Who starts? What does the primary rotation look like and how can it be tweaked to ensure the five on the court complement each other? How does Beard and his staff adjust the rotation for particular matchups? Who takes the clutch shots in key moments? How do individuals respond when reduced roles become their realities?
How well can a team of guys who have been the guy adjust to just being the Longhorns?
The depth and talent of Texas doesn’t matter nearly as much if Beard can’t get those questions answered. Texas enters the year as a preseason top-5 team, but to actually become a team that’s a contender in March, they’ll need complement each other as a unit rather than limit each other as a collection of talented individuals.
We won’t truly know what that looks like until the season begins, and realistically, once Texas gets into the thick of its conference schedule. But at the very least, Beard and his team have consistently said the right things thus far.
“Everybody on this team is so special and so talented,” Mitchell said. “Anybody you pick on the roster is capable of leading this team, and that’s something that’s gonna make us special, as well, because everybody is willing to lead and everybody is willing to follow. “
Beard added, “Each of these guys are going to have to pick and choose the times to be a great follower and to pick and choose the times to be a great leader, whether that’s through actions or verbal ... Our depth is a part of our identity, so our leadership has to have depth as well.”

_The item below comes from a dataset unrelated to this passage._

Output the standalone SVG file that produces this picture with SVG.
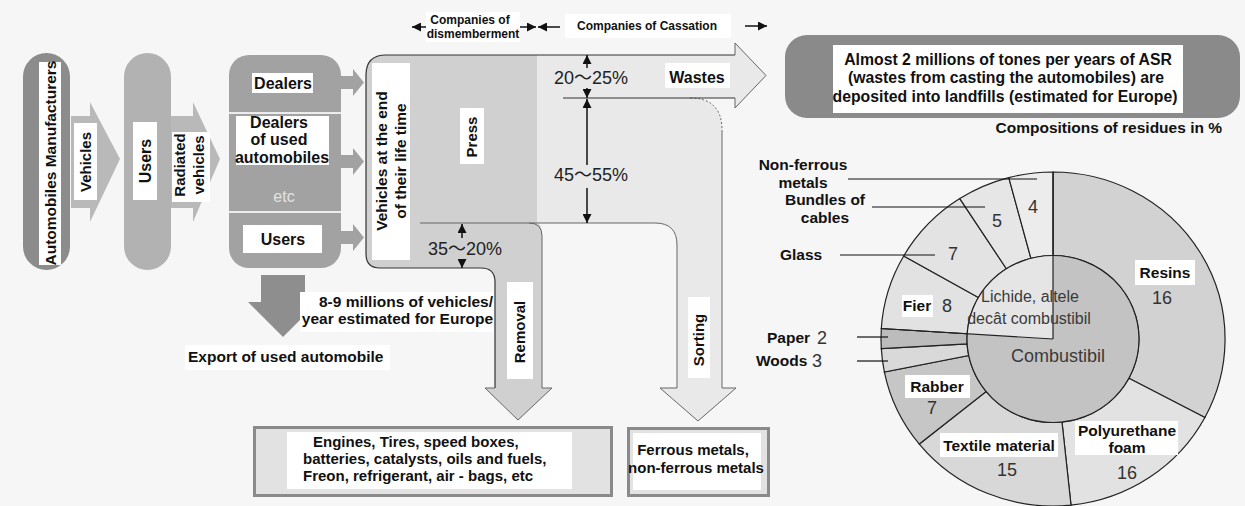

There’s high hopes ahead of Texas’ 2021-22 season, and for pretty good reason. Beard’s built a roster that’s, on paper, as good as any, and that talent and depth alone will be enough to win a few games. But for a team and staff that’s ready to win now, how well Beard can get this team to fit together and become stars in their new, likely reduced roles will be the determining factor in their success this season.